Ideal me, finally kicking into gear: Or that appearance is the most important thing about you, because it's not.
And then, finally, while the student just stand there more and more confused: You look very nice today too!

It's hard to be a person and an adult and a role model all at the same time.

It's even harder when you're talking about sometime as personal as a menstrual cycle. I flatter myself that the teacher version of me carried the day, but it was touch and go for a few minutes there. For instance, balancing, "It's perfectly natural!" with, "But it's really, really gross, so clean up after yourself. Ew," and "It's nothing to be ashamed of," with, "But you probably shouldn't tell boys, or even girls you don't trust, because you're going to get mocked." Also, "It's going to be fine," and "Accidents happen," really kept the party going. At some point I think I said, "Some people break out, some people get cramps, some people get really angry, and some people are perfectly fine." (And some people, I suppose, fight back tears over not being able to see a movie that already exists of a book that it already perfect.) The reality of preteen existence never, ever resembles any kind of ideal world, but I think that M and I did help to clear a few things up.

Then M left the room, and some girl asked how you put a pad in your underpants. So I did what anyone would do. Not betraying my calm at all, I moseyed over to the DO NOT REMOVE box, opened it up, pulled out a pair of underpants and a pad and asked for an assistant. I asked my assistant to hold the underpants up with her arms and then commenced a monologue I probably should have recorded for posterity. (Halfway through I wondered, how is this my life?) I believe it went something like this:

"All right. So you're sitting on the toilet and your underpants are, you know, in front of you.
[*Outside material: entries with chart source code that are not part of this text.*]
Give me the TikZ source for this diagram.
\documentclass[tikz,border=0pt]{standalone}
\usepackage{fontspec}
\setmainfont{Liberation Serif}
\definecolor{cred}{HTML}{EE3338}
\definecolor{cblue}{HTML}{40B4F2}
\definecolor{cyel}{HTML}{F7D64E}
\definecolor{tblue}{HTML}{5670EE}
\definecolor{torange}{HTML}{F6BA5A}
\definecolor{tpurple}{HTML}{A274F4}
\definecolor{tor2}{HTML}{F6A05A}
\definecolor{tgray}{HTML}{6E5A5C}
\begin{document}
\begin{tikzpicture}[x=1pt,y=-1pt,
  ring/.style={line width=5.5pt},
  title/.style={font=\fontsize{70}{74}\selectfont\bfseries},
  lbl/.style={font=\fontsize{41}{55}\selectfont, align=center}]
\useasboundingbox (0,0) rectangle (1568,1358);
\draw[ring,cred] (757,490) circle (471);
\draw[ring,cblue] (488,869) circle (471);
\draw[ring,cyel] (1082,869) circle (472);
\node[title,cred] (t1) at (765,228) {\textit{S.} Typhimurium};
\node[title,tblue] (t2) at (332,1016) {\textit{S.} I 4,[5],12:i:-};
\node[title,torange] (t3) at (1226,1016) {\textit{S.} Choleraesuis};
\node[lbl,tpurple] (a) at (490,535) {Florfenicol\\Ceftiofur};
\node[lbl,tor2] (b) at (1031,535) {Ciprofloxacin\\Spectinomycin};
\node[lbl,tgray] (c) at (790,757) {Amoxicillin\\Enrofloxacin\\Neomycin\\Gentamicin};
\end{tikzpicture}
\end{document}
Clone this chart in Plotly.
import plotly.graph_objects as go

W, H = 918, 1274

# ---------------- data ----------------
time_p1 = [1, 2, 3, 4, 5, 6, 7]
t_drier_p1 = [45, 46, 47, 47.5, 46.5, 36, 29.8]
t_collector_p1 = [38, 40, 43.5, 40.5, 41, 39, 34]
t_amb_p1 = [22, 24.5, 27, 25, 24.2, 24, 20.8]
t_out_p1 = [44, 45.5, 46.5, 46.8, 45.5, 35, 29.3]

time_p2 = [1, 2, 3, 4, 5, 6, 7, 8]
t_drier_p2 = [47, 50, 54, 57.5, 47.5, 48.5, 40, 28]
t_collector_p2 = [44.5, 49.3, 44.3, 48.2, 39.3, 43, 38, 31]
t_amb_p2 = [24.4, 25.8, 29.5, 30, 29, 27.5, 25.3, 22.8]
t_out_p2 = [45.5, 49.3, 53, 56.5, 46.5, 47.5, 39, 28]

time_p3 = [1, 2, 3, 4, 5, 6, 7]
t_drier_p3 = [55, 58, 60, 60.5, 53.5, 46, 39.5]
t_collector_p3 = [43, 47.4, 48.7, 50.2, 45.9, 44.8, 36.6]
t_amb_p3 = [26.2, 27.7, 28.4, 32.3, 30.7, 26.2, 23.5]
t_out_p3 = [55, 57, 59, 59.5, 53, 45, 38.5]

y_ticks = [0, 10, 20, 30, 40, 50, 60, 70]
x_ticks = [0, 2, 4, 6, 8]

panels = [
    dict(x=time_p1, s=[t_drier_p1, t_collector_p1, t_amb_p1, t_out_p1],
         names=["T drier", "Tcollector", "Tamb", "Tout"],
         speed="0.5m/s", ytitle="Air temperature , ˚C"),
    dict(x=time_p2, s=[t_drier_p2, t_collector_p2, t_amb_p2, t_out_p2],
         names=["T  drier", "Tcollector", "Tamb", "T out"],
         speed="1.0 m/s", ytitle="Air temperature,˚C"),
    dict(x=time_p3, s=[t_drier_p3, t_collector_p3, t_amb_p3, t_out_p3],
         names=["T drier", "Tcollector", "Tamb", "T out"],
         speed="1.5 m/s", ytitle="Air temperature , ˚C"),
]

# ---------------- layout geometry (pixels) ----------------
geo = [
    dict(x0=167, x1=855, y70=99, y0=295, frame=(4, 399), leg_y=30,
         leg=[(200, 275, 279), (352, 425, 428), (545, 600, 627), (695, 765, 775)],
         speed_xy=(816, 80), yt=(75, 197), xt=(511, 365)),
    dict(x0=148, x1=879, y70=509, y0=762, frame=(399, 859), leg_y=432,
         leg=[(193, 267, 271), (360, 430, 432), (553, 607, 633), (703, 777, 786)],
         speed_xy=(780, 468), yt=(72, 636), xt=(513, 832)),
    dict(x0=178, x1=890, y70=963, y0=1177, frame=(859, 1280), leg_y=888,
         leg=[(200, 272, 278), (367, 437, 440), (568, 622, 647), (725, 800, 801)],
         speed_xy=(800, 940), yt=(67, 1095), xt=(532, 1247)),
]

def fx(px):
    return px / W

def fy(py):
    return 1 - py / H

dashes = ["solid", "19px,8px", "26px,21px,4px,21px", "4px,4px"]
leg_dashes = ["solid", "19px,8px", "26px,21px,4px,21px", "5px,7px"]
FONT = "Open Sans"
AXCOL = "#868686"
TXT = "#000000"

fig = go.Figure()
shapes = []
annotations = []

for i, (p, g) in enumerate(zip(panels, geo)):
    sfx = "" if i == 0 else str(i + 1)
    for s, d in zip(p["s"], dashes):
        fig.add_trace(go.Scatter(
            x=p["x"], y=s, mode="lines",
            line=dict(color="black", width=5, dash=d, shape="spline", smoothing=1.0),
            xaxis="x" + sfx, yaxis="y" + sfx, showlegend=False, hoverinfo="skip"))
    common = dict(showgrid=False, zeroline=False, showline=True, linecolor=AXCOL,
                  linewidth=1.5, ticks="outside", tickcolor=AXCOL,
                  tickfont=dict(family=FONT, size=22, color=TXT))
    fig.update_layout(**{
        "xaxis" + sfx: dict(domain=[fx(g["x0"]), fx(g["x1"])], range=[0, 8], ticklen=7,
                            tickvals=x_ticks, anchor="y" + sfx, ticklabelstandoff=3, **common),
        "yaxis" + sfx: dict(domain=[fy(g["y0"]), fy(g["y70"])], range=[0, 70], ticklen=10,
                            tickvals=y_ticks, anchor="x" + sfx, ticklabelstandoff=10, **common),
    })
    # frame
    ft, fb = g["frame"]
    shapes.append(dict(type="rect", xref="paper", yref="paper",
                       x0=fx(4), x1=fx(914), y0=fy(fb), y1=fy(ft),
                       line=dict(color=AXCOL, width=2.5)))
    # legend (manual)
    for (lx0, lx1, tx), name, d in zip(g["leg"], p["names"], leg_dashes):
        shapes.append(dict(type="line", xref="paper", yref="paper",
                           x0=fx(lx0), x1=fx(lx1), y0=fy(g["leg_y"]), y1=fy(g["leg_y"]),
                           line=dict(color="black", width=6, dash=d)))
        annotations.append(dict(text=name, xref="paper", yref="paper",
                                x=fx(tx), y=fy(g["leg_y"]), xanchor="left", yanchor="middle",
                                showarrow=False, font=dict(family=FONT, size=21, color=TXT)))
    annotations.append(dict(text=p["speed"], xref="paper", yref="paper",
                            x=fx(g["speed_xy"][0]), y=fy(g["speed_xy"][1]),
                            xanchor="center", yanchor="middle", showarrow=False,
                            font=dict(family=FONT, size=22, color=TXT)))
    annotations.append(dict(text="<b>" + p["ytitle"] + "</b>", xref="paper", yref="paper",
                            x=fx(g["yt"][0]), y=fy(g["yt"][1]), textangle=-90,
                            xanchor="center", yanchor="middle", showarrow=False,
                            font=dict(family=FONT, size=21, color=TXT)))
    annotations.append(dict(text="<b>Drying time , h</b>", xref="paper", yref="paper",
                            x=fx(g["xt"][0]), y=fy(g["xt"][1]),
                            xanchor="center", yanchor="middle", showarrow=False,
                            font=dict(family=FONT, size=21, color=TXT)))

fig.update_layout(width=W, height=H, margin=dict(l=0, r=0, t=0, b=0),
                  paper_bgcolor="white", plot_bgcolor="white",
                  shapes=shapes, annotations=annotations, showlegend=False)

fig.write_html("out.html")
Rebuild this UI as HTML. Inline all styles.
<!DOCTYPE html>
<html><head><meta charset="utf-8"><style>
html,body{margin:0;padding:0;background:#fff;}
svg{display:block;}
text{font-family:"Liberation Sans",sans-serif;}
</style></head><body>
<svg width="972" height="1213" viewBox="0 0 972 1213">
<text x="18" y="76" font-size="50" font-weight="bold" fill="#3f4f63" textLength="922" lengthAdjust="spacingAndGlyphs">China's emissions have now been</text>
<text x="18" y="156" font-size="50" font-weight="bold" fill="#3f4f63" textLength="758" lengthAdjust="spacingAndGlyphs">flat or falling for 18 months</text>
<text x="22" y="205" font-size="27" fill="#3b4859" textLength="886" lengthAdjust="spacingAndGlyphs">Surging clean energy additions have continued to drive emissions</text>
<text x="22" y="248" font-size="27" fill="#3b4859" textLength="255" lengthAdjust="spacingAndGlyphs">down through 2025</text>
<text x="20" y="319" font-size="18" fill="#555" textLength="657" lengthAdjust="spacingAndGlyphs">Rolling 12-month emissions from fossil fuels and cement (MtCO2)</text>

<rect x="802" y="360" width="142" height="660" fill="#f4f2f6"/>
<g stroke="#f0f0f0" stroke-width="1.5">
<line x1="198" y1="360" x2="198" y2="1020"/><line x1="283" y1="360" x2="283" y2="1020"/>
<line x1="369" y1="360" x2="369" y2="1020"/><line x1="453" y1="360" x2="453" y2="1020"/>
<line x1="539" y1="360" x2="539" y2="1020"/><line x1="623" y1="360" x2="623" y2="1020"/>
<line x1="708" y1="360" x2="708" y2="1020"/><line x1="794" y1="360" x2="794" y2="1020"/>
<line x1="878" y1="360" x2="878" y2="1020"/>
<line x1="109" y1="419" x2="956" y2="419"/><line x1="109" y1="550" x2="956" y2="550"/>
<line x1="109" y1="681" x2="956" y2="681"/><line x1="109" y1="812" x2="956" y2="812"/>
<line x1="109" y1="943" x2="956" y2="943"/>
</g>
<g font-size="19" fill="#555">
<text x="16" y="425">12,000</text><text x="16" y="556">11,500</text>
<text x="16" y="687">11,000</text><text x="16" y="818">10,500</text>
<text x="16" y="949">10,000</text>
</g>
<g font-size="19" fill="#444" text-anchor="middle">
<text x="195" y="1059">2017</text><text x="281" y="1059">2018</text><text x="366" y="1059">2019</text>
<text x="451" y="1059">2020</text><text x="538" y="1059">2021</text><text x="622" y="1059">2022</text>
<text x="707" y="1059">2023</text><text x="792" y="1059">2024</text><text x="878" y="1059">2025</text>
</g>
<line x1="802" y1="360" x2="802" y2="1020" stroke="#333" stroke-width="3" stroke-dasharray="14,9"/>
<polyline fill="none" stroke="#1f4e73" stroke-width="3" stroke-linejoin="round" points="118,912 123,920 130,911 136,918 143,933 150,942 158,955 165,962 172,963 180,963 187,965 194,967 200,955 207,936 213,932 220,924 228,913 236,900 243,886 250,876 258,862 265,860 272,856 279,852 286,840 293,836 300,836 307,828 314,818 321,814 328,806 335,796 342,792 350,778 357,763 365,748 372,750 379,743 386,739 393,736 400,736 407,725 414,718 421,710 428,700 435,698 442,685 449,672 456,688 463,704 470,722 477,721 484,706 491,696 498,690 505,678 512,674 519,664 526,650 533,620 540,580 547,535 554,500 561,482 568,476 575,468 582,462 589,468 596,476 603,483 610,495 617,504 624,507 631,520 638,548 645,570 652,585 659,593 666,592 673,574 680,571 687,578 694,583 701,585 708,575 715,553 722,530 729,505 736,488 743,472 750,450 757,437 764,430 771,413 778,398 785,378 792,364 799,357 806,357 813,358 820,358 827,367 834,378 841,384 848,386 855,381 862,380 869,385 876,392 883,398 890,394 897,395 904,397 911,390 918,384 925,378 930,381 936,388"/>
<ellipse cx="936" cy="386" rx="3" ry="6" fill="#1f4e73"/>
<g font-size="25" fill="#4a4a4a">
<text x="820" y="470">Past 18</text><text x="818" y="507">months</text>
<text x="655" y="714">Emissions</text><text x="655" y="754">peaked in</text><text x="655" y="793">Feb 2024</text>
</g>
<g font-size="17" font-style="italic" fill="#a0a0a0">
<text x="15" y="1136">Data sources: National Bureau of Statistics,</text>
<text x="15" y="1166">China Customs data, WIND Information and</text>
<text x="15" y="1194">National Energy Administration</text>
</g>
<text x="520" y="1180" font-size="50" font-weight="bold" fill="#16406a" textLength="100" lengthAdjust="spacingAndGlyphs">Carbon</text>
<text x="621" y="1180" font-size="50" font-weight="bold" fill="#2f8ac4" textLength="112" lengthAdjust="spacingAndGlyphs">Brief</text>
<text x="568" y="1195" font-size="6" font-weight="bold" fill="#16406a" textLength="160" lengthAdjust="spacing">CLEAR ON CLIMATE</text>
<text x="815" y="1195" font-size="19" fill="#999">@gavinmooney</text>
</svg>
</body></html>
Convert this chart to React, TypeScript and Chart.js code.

So you take this and you pull it open and you throw these parts away because you're going to use the wrapper on the next one to roll it up and you put this up there and you smooth it down the rest of the way like this. And, oh look, this one has wings. So we'll detach this and fold these under like that and voila! [<--that part is verbatim; I have no idea what I look like to them] So when you take it off you pull right here and the wings should come too and you roll it from the top or I guess some people fold and you use the wrapper from the replacement to cover it all up. Only sometimes the edges are still peeking out and that's when the toilet paper comes in. And you throw it away in that metal box or, if there's no bag in it, the regular trash can. Got it?"

"My cousin says there's another thing you can use..." began one of the younger girls.

Oh Lord. Ideal me ran for the hills. "Ask your mom."